Master of Occupational Therapy students host children’s summer camps
Every summer for the last few years, the occupational therapy labs on the main campus in Radford and at Radford University Carilion (RUC) in Roanoke echo with the sound of children’s giggles, playful screams and excited chatter.
Dozens of kids, ages 3-6, participate in free, week-long summer camps led by Master of Occupational Therapy (M.O.T.) students who work with campers to build their cognitive, physical/motor, sensory and social skills while their hosts gain real-world clinical experience. Children of all abilities are invited and included in the camps’ activities.
“I had a 4 ½-year-old as my assigned camper,” said Delaney Ratliff, a second-year M.O.T. student at RUC. “I personally loved his age since it’s such a significant time for development. Having a diverse mix of ages helps us to learn how to adapt activities and make them as inclusive as possible.”
The camps, held this year in late July, were designed to provide campers with opportunities to engage in “purposeful play,” or enjoyable activities that allow children to make meaning out of their experiences. In addition, the activities give the M.O.T. students a chance to learn how they can help pediatric clients improve their life skills to increase confidence, participation and independence in life.
“I believe the biggest benefit the campers gain is social participation,” said second-year main campus MOT student Sarah Snuggs. “Getting to play and make friends with other children is a huge step in development for this age range.”
Snuggs said that communication skills are a major part of social interactions, and initiating conversations isn't always easy for kids. As an OT camp leader, Snuggs said she was able to provide encouragement to help the campers understand what those types of interactions look like.
“Kids are also hilarious when talking to a peer,” Snuggs said with a chuckle. “They aren't afraid to be themselves.”
All of the camp planning and activities in both locations are supervised by OT faculty, who provide the students with advice on the schedule of events and direction on working with the children throughout the camp.
“Each M.O.T. student is assigned a camper, and we take time to get to know who they are by meeting their caregivers before the camps begin,” said Ratliff. “As a group, we create the week-long camp schedule based on what we know about the campers. This camp is also important because not all summer camps are accepting of children with disabilities, and we absolutely welcome anyone and everyone.”
The summer camps are just as beneficial for the M.O.T. students as they are for the children, providing vital experience in working with a group of clients with diverse needs and skill levels.
“I definitely think participating in running the summer camps gave me a glimpse into life as a professional and how much work it truly is,” said Ratliff, “but also how rewarding it is when you succeed.”
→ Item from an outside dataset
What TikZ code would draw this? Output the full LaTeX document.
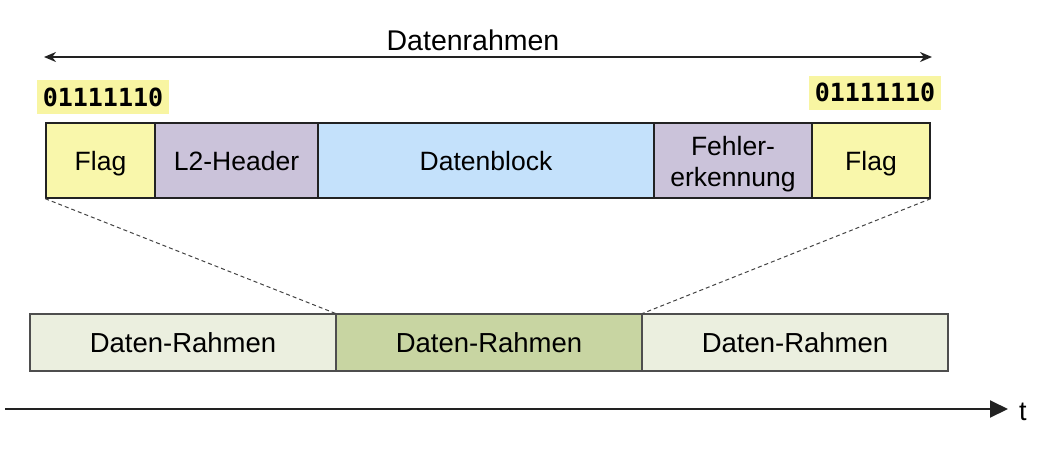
\documentclass[tikz,border=0pt]{standalone}
\usepackage{fontspec}
\setmainfont{Liberation Sans}
\newfontfamily\monofnt{DejaVu Sans Mono}
\usetikzlibrary{arrows.meta}
\definecolor{flagcol}{HTML}{F9F7AB}
\definecolor{hlcol}{HTML}{F8F5A2}
\definecolor{l2col}{HTML}{CBC3DA}
\definecolor{dbcol}{HTML}{C4E1FB}
\definecolor{lightgr}{HTML}{EBEFDF}
\definecolor{midgr}{HTML}{C8D5A2}
\definecolor{linecol}{HTML}{222222}
\tikzset{
  field/.style={draw=linecol, line width=1.4pt, inner sep=0pt, minimum height=75pt,
     text height=19pt, text depth=0pt, font=\fontsize{26.5}{31}\selectfont},
  frame/.style={draw=linecol!80, line width=1.2pt, inner sep=0pt, minimum height=57pt, minimum width=306pt,
     text height=20pt, text depth=0pt, font=\fontsize{27.5}{31}\selectfont},
  bits/.style={fill=hlcol, inner sep=0pt, minimum width=132pt, minimum height=34pt,
     font=\monofnt\bfseries\fontsize{25}{28}\selectfont},
  conn/.style={draw=linecol!85, line width=1pt, dash pattern=on 4pt off 3pt},
  axis/.style={draw=linecol, line width=2pt}
}
\begin{document}
\begin{tikzpicture}[x=1pt,y=-1pt]
\useasboundingbox (0,0) rectangle (1063,448);
% top arrow
\coordinate (aL) at (44,57);
\coordinate (aR) at (932,57);
\draw[axis, {Stealth[length=12pt,width=10pt]}-{Stealth[length=12pt,width=10pt]}] (aL) -- (aR);
\node[font=\fontsize{28.5}{32}\selectfont, anchor=base] (dr) at (473,50) {Datenrahmen};
% bit labels
\node[bits] (bitsL) at (103,97) {01111110};
\node[bits] (bitsR) at (875,92.5) {01111110};
% frame fields
\node[field, fill=flagcol, minimum width=109pt] (flagL) at (100.5,160.5) {Flag};
\node[field, fill=l2col, minimum width=163pt] (l2) at (236.5,160.5) {L2-Header};
\node[field, fill=dbcol, minimum width=336pt] (db) at (486,160.5) {Datenblock};
\node[field, fill=l2col, minimum width=158pt] (fe) at (733,160.5) {};
\node[align=center, inner sep=0pt, font=\fontsize{26.5}{31}\selectfont] (fetext) at (733,164) {Fehler-\\erkennung};
\node[field, fill=flagcol, minimum width=118pt] (flagR) at (871,160.5) {Flag};
% bottom frames
\node[frame, fill=lightgr] (r1) at (183,342.5) {Daten-Rahmen};
\node[frame, fill=midgr] (r2) at (489,342.5) {Daten-Rahmen};
\node[frame, fill=lightgr] (r3) at (795,342.5) {Daten-Rahmen};
% dashed connectors
\draw[conn] (flagL.south west) -- (r2.north west);
\draw[conn] (flagR.south east) -- (r2.north east);
% time axis
\coordinate (t0) at (5,409);
\coordinate (t1) at (1008,409);
\draw[axis, -{Triangle[length=18pt,width=17pt]}] (t0) -- (t1);
\node[font=\fontsize{27}{31}\selectfont, anchor=west, inner sep=0pt] (tl) at (1019,412) {t};
\end{tikzpicture}
\end{document}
Ratliff said that the camp allowed her to grow substantially in her pediatric professional development, adding that she had never had an experience like this. “I am very grateful I was given the opportunity and can take this with me now in my future practice,” she said.
Snuggs agreed that the camps were invaluable to her as an M.O.T. student.
“This camp is important for OT students because we create goals for each camper as you would in the clinical setting and watch the children progress throughout the week,” Snuggs recalled. “It’s also important to OT students to get an introduction to working with kids, so those who may not have experience with children can decide if they want to work with the pediatric population in the future.”
Snuggs said that participating in the camp opened her eyes to how much preparation goes into running an event — especially one involving children.
“Once I graduate, throughout my professional career, I will have a better understanding of not only what planning looks like, but also how to execute it properly,” she said. “Working with kids, it’s important to make sure you have backup ideas ready to meet the needs of all the children. This carries over to any population or work setting because you never know what you may need. Being prepared for all situations shows you are a professional.”
Both Ratliff and Snuggs say they would definitely participate in an experience like the summer camps again based on what they took away from the camps as well as their time spent with the kids.
“I would love to continue to be a part of opportunities that spread the word about occupational therapy and share the amazing profession that it is,” said Ratliff, “and I had a great time with the children.”
Snuggs added, “My dream is to work in a pediatric outpatient setting. I have grown up around children my whole life, and I want to be a person who sets a strong foundation for their future. Schools, churches and local communities all plan camps for kids, and I can't wait to be a part of them.”